Perhaps we need to talk to the maintainers of some other similar projects and see how they handle these things from a policy perspective.
at the end of the day you are building the the final JS from the same grammar files
Yeah, I also think this might be a faulty assumption - although I kind of pivot in the middle of talking, lol. I'm thinking (and still like the idea of) a hilightjs-core
and hilightjs-community
(not attached to names). Core would do auto-detect and have very stringent requirements and be maintained here - of course being open to PRs to maintain our languages. Key languages could be considered for core (WASM, etc)...
Everything else would go into community, and be managed by the community. The JS file that everyone wants is this community file (in my opinion), NOT core. It could even be built (optionally) as a single "binary" that you load right after highlight.js (or concat the two)... it could have it's own release process, it's own security. Core maintainers could be involved in community (or not). I (for one) am interested in being involved.

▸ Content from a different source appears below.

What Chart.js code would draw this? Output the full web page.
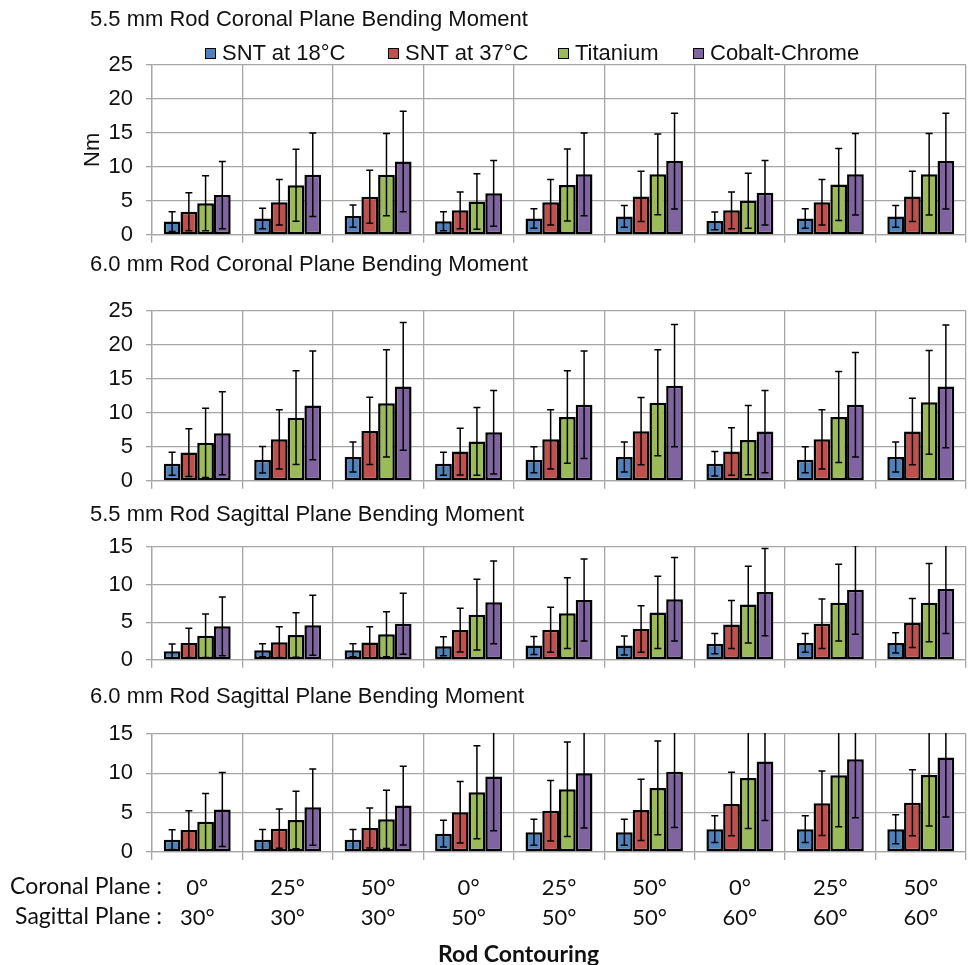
<!DOCTYPE html>
<html>
<head>
<meta charset="utf-8">
<script src="https://cdn.jsdelivr.net/npm/chart.js@4.4.1/dist/chart.umd.min.js"></script>
<style>
  body { margin:0; background:#fff; width:972px; height:965px; position:relative; overflow:hidden; font-family:'Liberation Sans', Arial, sans-serif; }
  canvas { position:absolute; left:0; }
  .item { position:absolute; top:41px; display:flex; align-items:center; font-size:22px; line-height:24px; color:#111; white-space:nowrap; }
  .box { width:9px; height:9px; border:1.5px solid #000; margin-right:6px; }
  .rowlab { position:absolute; right:810px; font-family:Lato, 'Open Sans', sans-serif; font-size:23px; line-height:30px; color:#111; white-space:nowrap; }
  #xtitle { position:absolute; left:438px; top:939px; font-family:Lato, 'Open Sans', sans-serif; font-size:23px; font-weight:bold; line-height:28px; color:#111; }
</style>
</head>
<body>
<canvas id="c1" width="972" height="261" style="top:0px"></canvas>
<canvas id="c2" width="972" height="260" style="top:247px"></canvas>
<canvas id="c3" width="972" height="193" style="top:493px"></canvas>
<canvas id="c4" width="972" height="293" style="top:672px"></canvas>
<div class="rowlab" style="top:870px">Coronal Plane :</div>
<div class="rowlab" style="top:900px">Sagittal Plane :</div>
<div id="xtitle">Rod Contouring</div>
<script>
const coronalAngles  = ['0°','25°','50°','0°','25°','50°','0°','25°','50°'];
const sagittalAngles = ['30°','30°','30°','50°','50°','50°','60°','60°','60°'];
const seriesNames  = ['SNT at 18°C','SNT at 37°C','Titanium','Cobalt-Chrome'];
const seriesColors = ['#4F81BD','#C0504D','#9BBB59','#8064A2'];

// 5.5 mm rod, coronal plane (mean, sd)
const cor55Snt18 = [1.95, 2.4, 2.75, 2.0, 2.4, 2.7, 2.05, 2.4, 2.7];
const cor55Snt37 = [3.4, 4.8, 5.6, 3.6, 4.8, 5.65, 3.6, 4.8, 5.65];
const cor55Ti    = [4.65, 7.3, 8.85, 4.9, 7.35, 8.9, 5.0, 7.4, 8.9];
const cor55CoCr  = [5.85, 8.85, 10.8, 6.1, 8.9, 10.85, 6.2, 8.9, 10.85];
const cor55Snt18Sd = [1.45, 1.5, 1.65, 1.4, 1.45, 1.6, 1.3, 1.45, 1.6];
const cor55Snt37Sd = [2.8, 3.35, 3.9, 2.7, 3.35, 3.7, 2.7, 3.35, 3.7];
const cor55TiSd    = [4.05, 5.3, 6.05, 4.1, 5.3, 5.95, 4.05, 5.3, 6.0];
const cor55CoCrSd  = [4.95, 6.15, 7.4, 4.85, 6.1, 7.05, 4.75, 6.0, 7.05];

// 6.0 mm rod, coronal plane
const cor60Snt18 = [2.5, 3.1, 3.5, 2.5, 3.1, 3.5, 2.5, 3.1, 3.5];
const cor60Snt37 = [4.15, 6.1, 7.35, 4.3, 6.1, 7.3, 4.3, 6.1, 7.25];
const cor60Ti    = [5.6, 9.3, 11.4, 5.8, 9.4, 11.5, 6.0, 9.4, 11.55];
const cor60CoCr  = [7.0, 11.1, 13.9, 7.15, 11.2, 14.0, 7.25, 11.2, 13.9];
const cor60Snt18Sd = [1.7, 1.95, 2.2, 1.7, 1.9, 2.2, 1.8, 1.9, 2.2];
const cor60Snt37Sd = [3.5, 4.35, 4.95, 3.45, 4.35, 4.95, 3.5, 4.35, 4.9];
const cor60TiSd    = [5.1, 6.9, 7.9, 5.0, 6.8, 7.8, 5.1, 6.7, 7.65];
const cor60CoCrSd  = [6.1, 8.0, 9.4, 6.15, 7.9, 9.0, 6.05, 7.7, 9.05];

// 5.5 mm rod, sagittal plane
const sag55Snt18 = [1.15, 1.28, 1.28, 1.8, 1.9, 1.9, 2.15, 2.25, 2.25];
const sag55Snt37 = [2.25, 2.35, 2.3, 3.95, 4.0, 4.1, 4.7, 4.8, 4.9];
const sag55Ti    = [3.2, 3.3, 3.4, 6.0, 6.2, 6.3, 7.35, 7.6, 7.6];
const sag55CoCr  = [4.45, 4.6, 4.8, 7.65, 7.95, 8.05, 9.0, 9.3, 9.4];
const sag55Snt18Sd = [0.95, 0.87, 0.87, 1.25, 1.2, 1.25, 1.35, 1.25, 1.35];
const sag55Snt37Sd = [1.95, 2.05, 2.1, 2.9, 3.0, 3.1, 3.2, 3.3, 3.25];
const sag55TiSd    = [2.9, 2.95, 3.0, 4.7, 4.7, 4.8, 5.1, 5.1, 5.2];
const sag55CoCrSd  = [3.9, 4.0, 4.05, 5.5, 5.45, 5.55, 5.8, 5.9, 5.9];

// 6.0 mm rod, sagittal plane
const sag60Snt18 = [1.57, 1.57, 1.57, 2.33, 2.5, 2.5, 2.9, 2.9, 2.9];
const sag60Snt37 = [2.8, 2.97, 3.05, 5.05, 5.25, 5.35, 6.1, 6.2, 6.27];
const sag60Ti    = [3.85, 4.07, 4.15, 7.6, 7.97, 8.15, 9.4, 9.75, 9.8];
const sag60CoCr  = [5.4, 5.7, 5.9, 9.6, 10.0, 10.2, 11.5, 11.8, 12.0];
const sag60Snt18Sd = [1.25, 1.3, 1.3, 1.7, 1.65, 1.65, 1.7, 1.7, 1.85];
const sag60Snt37Sd = [2.45, 2.5, 2.55, 3.9, 3.85, 3.9, 4.05, 4.1, 4.2];
const sag60TiSd    = [3.6, 3.65, 3.7, 5.9, 6.0, 5.95, 6.4, 6.55, 6.5];
const sag60CoCrSd  = [4.7, 4.85, 5.0, 6.9, 6.95, 7.1, 7.5, 7.45, 7.55];

const labels = coronalAngles.map((c, i) => [c, sagittalAngles[i]]);
const GRID = '#a6a6a6';
const ARIAL = 'Liberation Sans';

// error bars: mean +/- sd, clipped to the plot
const errorBars = {
  id: 'errorBars',
  afterDatasetsDraw(chart){
    const {ctx, chartArea: a, scales: {y}} = chart;
    ctx.save();
    ctx.beginPath();
    ctx.rect(a.left, a.top - 1, a.right - a.left, a.bottom - a.top + 2);
    ctx.clip();
    ctx.strokeStyle = '#000';
    ctx.lineWidth = 1.5;
    chart.data.datasets.forEach((ds, i) => {
      chart.getDatasetMeta(i).data.forEach((bar, j) => {
        const hi = y.getPixelForValue(ds.data[j] + ds.sd[j]);
        const lo = y.getPixelForValue(ds.data[j] - ds.sd[j]);
        const x = bar.x;
        ctx.beginPath();
        ctx.moveTo(x, hi); ctx.lineTo(x, lo);
        ctx.moveTo(x - 3.5, hi); ctx.lineTo(x + 3.5, hi);
        ctx.moveTo(x - 3.5, lo); ctx.lineTo(x + 3.5, lo);
        ctx.stroke();
      });
    });
    ctx.restore();
  }
};

function makeChart(id, title, means, sds, yMax, pad, opts){
  const ctx = document.getElementById(id).getContext('2d');
  return new Chart(ctx, {
    type: 'bar',
    data: {
      labels: labels,
      datasets: means.map((m, i) => ({
        label: seriesNames[i],
        data: m,
        sd: sds[i],
        backgroundColor: seriesColors[i],
        borderColor: '#000',
        borderWidth: 2.5,
        borderSkipped: false,
        categoryPercentage: 0.74,
        barPercentage: 1.0
      }))
    },
    options: {
      responsive: false,
      animation: false,
      layout: { padding: { left: 90, right: 6, top: 0, bottom: 0 } },
      plugins: {
        legend: { display: false },
        tooltip: { enabled: false },
        title: {
          display: true, text: title, align: 'start', color: '#111',
          font: { family: ARIAL, size: 22, weight: 'normal' },
          padding: pad
        }
      },
      scales: {
        x: {
          grid: { color: GRID, lineWidth: 1.3, offset: true, tickLength: 8 },
          border: { color: GRID, width: 1.3 },
          ticks: opts.last ? {
            color: '#111', padding: 13, maxRotation: 0, autoSkip: false,
            font: { family: 'Lato', size: 22, lineHeight: 30/22 }
          } : { display: false },
          afterFit(s){ s.height = opts.xh; }
        },
        y: {
          min: 0, max: yMax,
          grid: { color: GRID, lineWidth: 1.3, tickLength: 6 },
          border: { color: GRID, width: 1.3 },
          ticks: { stepSize: 5, padding: 13, color: '#111', font: { family: ARIAL, size: 22 } },
          title: opts.yTitle ? {
            display: true, text: 'Nm', color: '#111', padding: { top: -10, bottom: 0 },
            font: { family: ARIAL, size: 22 }
          } : { display: false },
          afterFit(s){ s.width = 62; }
        }
      }
    },
    plugins: [errorBars]
  });
}

makeChart('c1', '5.5 mm Rod Coronal Plane Bending Moment',
  [cor55Snt18, cor55Snt37, cor55Ti, cor55CoCr],
  [cor55Snt18Sd, cor55Snt37Sd, cor55TiSd, cor55CoCrSd],
  25, { top: 7, bottom: 31.6 }, { xh: 26, yTitle: true });

makeChart('c2', '6.0 mm Rod Coronal Plane Bending Moment',
  [cor60Snt18, cor60Snt37, cor60Ti, cor60CoCr],
  [cor60Snt18Sd, cor60Snt37Sd, cor60TiSd, cor60CoCrSd],
  25, { top: 5, bottom: 32.6 }, { xh: 26 });

makeChart('c3', '5.5 mm Rod Sagittal Plane Bending Moment',
  [sag55Snt18, sag55Snt37, sag55Ti, sag55CoCr],
  [sag55Snt18Sd, sag55Snt37Sd, sag55TiSd, sag55CoCrSd],
  15, { top: 9, bottom: 18.6 }, { xh: 26 });

makeChart('c4', '6.0 mm Rod Sagittal Plane Bending Moment',
  [sag60Snt18, sag60Snt37, sag60Ti, sag60CoCr],
  [sag60Snt18Sd, sag60Snt37Sd, sag60TiSd, sag60CoCrSd],
  15, { top: 12, bottom: 23.6 }, { xh: 113, last: true });

// legend, laid out like the original figure
const legendLeft = [205, 388, 558, 693];
seriesNames.forEach((name, i) => {
  const item = document.createElement('div');
  item.className = 'item';
  item.style.left = legendLeft[i] + 'px';
  item.innerHTML = '<span class="box" style="background:' + seriesColors[i] + '"></span>' + name;
  document.body.appendChild(item);
});
</script>
</body>
</html>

I like contributing to many different languages (and I know at least some others are the same) and that type of contribution would be MUCH harder with 100 separate repos - even if they are submodules... I don't want 100 separate issue trackers, etc... so far it seems no one is really in FAVOR of that - it's just one of the ideas we've thought of to avoid putting too much pressure on core maintainers.
I see we have a lot of requests for new languages in the PRs... if the issue is time/maintenance over time, etc... might we perhaps consider an "extra" respository or something with community/unsupported syntaxes? That way the criteria to be approved could be lessened a little and obscure languages that might not really make sense in Highlight.js proper could still have a home?
Or is the idea that eventually we'll get to them?